Fatty joined the Movement as a Cub in 1920. As a Scout he attended the Coming-of-Age World Scout Jamboree at Arrowe Park, England, in 1929 (his Group, the 2nd Green & Sea Point, has the proud record of being the only Scout Group in South Africa that has had representatives at every World Jamboree since the first). Subsequently he gave distinguished service as an Assistant Scoutmaster; Scoutmaster; Assistant District Commissioner; District Commissioner of CW 1 & 2; Assistant Divisional Commissioner, Scouts; Deputy Div Commissioner; Assistant Area Commissioner; Member of the Training Team; Training Adviser to the Southern Zone of the Africa Region, and until recently he was Chairman of the Area Finance Committee. He himself would probably have claimed that his most important contribution to Scouting was his 17 years as an outstanding Scoutmaster of the 2nd Green & Sea Point Troop. His exceptionally distinguished services were recognised by the award to him in 1982 of the Order of the Silver Springbok.

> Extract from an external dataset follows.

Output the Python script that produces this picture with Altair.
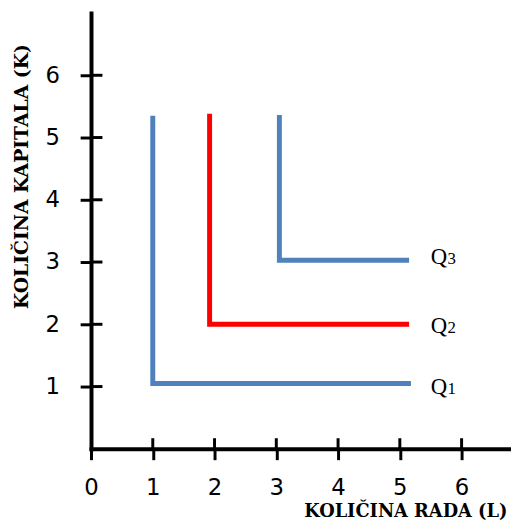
import altair as alt
import pandas as pd

# ---- data ----
curve_names = ["Q1", "Q2", "Q3"]
curve_corner_x = [1.0, 1.92, 3.05]
curve_corner_y = [1.05, 2.0, 3.03]
curve_top_y = [5.35, 5.38, 5.36]
curve_end_x = [5.18, 5.15, 5.15]
curve_colors = ["#4F81BD", "#FF0000", "#4F81BD"]

label_letters = ["Q", "Q", "Q"]
label_subs = ["1", "2", "3"]
label_x = [5.5, 5.5, 5.5]
label_y = [1.0, 1.98, 3.1]

x_tick_values = [0, 1, 2, 3, 4, 5, 6]
y_tick_values = [1, 2, 3, 4, 5, 6]
x_cross_ticks = [1, 2, 3, 4, 5, 6]
y_cross_ticks = [1, 2, 3, 4, 5, 6]

x_title = "KOLIČINA RADA (L)"
y_title = "KOLIČINA KAPITALA (K)"

# inner half-length of the crossing tick marks, in axis units
X_TICK_HALF = 0.17
Y_TICK_HALF = 0.185

# ---- tables ----
rows = []
for i, name in enumerate(curve_names):
    rows.append({"series": name, "kind": "curve", "x": curve_corner_x[i], "y": curve_top_y[i], "o": 0})
    rows.append({"series": name, "kind": "curve", "x": curve_corner_x[i], "y": curve_corner_y[i], "o": 1})
    rows.append({"series": name, "kind": "curve", "x": curve_end_x[i], "y": curve_corner_y[i], "o": 2})
tick_names = []
for v in x_cross_ticks:
    n = f"xt{v}"
    tick_names.append(n)
    rows.append({"series": n, "kind": "tick", "x": v, "y": 0.0, "o": 0})
    rows.append({"series": n, "kind": "tick", "x": v, "y": X_TICK_HALF, "o": 1})
for v in y_cross_ticks:
    n = f"yt{v}"
    tick_names.append(n)
    rows.append({"series": n, "kind": "tick", "x": 0.0, "y": v, "o": 0})
    rows.append({"series": n, "kind": "tick", "x": Y_TICK_HALF, "y": v, "o": 1})
lines_df = pd.DataFrame(rows)

labels_df = pd.DataFrame({
    "curve": curve_names,
    "x": label_x,
    "y": label_y,
    "letter": label_letters,
    "sub": label_subs,
})

x_scale = alt.Scale(domain=[0, 6.8], nice=False, zero=False)
y_scale = alt.Scale(domain=[0, 7.0], nice=False, zero=False)

x_axis = alt.Axis(
    values=x_tick_values, format="d", grid=False,
    ticks=True, tickSize=11, tickWidth=3, tickColor="black",
    domainColor="black", domainWidth=4, domainCap="square",
    labelFont="DejaVu Sans", labelFontSize=23, labelColor="black",
    labelPadding=17, labelFlush=False, labelOverlap=False,
    title=x_title, titleFont="DejaVu Serif", titleFontWeight="bold",
    titleFontSize=18, titleColor="black", titleX=318, titleY=69,
    titleAlign="center", titleBaseline="alphabetic", titleAnchor="middle",
)
y_axis = alt.Axis(
    values=y_tick_values, format="d", grid=False,
    ticks=True, tickSize=11, tickWidth=3, tickColor="black",
    domainColor="black", domainWidth=4, domainCap="square",
    labelFont="DejaVu Sans", labelFontSize=23, labelColor="black",
    labelPadding=21, labelFlush=False, labelOverlap=False,
    title=y_title, titleFont="DejaVu Serif", titleFontWeight="bold",
    titleFontSize=19, titleColor="black", titleX=-70, titleY=165,
    titleAngle=-90, titleAlign="center", titleBaseline="middle", titleAnchor="middle",
)

base_lines = alt.Chart(lines_df).mark_line(
    strokeJoin="miter", strokeCap="butt"
).encode(
    x=alt.X("x:Q", scale=x_scale, axis=x_axis),
    y=alt.Y("y:Q", scale=y_scale, axis=y_axis),
    color=alt.Color(
        "series:N",
        scale=alt.Scale(domain=curve_names + tick_names,
                        range=curve_colors + ["#000000"] * len(tick_names)),
        legend=None,
    ),
    size=alt.Size("kind:N", scale=alt.Scale(domain=["curve", "tick"], range=[5, 3]), legend=None),
    order="o:Q",
)

q_letter = alt.Chart(labels_df).mark_text(
    font="Liberation Serif", fontSize=23, color="black", align="left", baseline="alphabetic", dy=8
).encode(x=alt.X("x:Q", scale=x_scale), y=alt.Y("y:Q", scale=y_scale), text="letter:N")

q_sub = alt.Chart(labels_df).mark_text(
    font="Liberation Serif", fontSize=17, color="black", align="left", baseline="alphabetic", dx=17, dy=8
).encode(x=alt.X("x:Q", scale=x_scale), y=alt.Y("y:Q", scale=y_scale), text="sub:N")

chart = alt.layer(base_lines, q_letter, q_sub).properties(
    width=425, height=441,
    autosize=alt.AutoSizeParams(type="none"),
    padding={"left": 84, "top": 2, "right": 0, "bottom": 72},
    background="white",
).configure_view(stroke=None)

chart.save("out.html", embed_options={"renderer": "svg", "actions": False})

He was big not only physically, but in personality and character as well. It is his personal qualities that we shall best remember about Fatty - his unflappability (in modern parlance his "cool") under pressure; his down-to-earth common sense; his loyalty; his strong leadership qualities; his high personal standards; and the example he set. Stories and legends about his "cool" abound. Let one example from my personal experience suffice here. Some years ago when Fatty was District Commissioner of CW 1 & 2, a group of Scouts were being tested for the old Venturer Badge on the rocks at Sea Point. The sea was dead calm and the Scouts were in knee-deep water lighting fires on small rafts they had built. out of nowhere a huge wave suddenly poured in leading to a mad scramble for safety. One Scout, less alert than the rest, was being swept down the gully out to sea when Fatty plunged in up to his waist in white water; grabbed the Scout by the collar as he went past; threw him up on to the dry rocks; and then coolly remarked to the shaken Scout - "Hey, I told you to light a fire on the raft, not to go swimming!" As if nothing untoward had happened, the testing continued.

Fatty was a man of deep religious convictions and he made substantial contributions to, and laid emphasis on, the spiritual dimension in Scouting. How many contributions to National Scouting publications bear witness to this.

We are grateful to having known and loved him, and are the poorer for his passing. To his wife, Jicks, Jeffrey and Cynthia and their families we extend our deepest condolences. We shall remember him.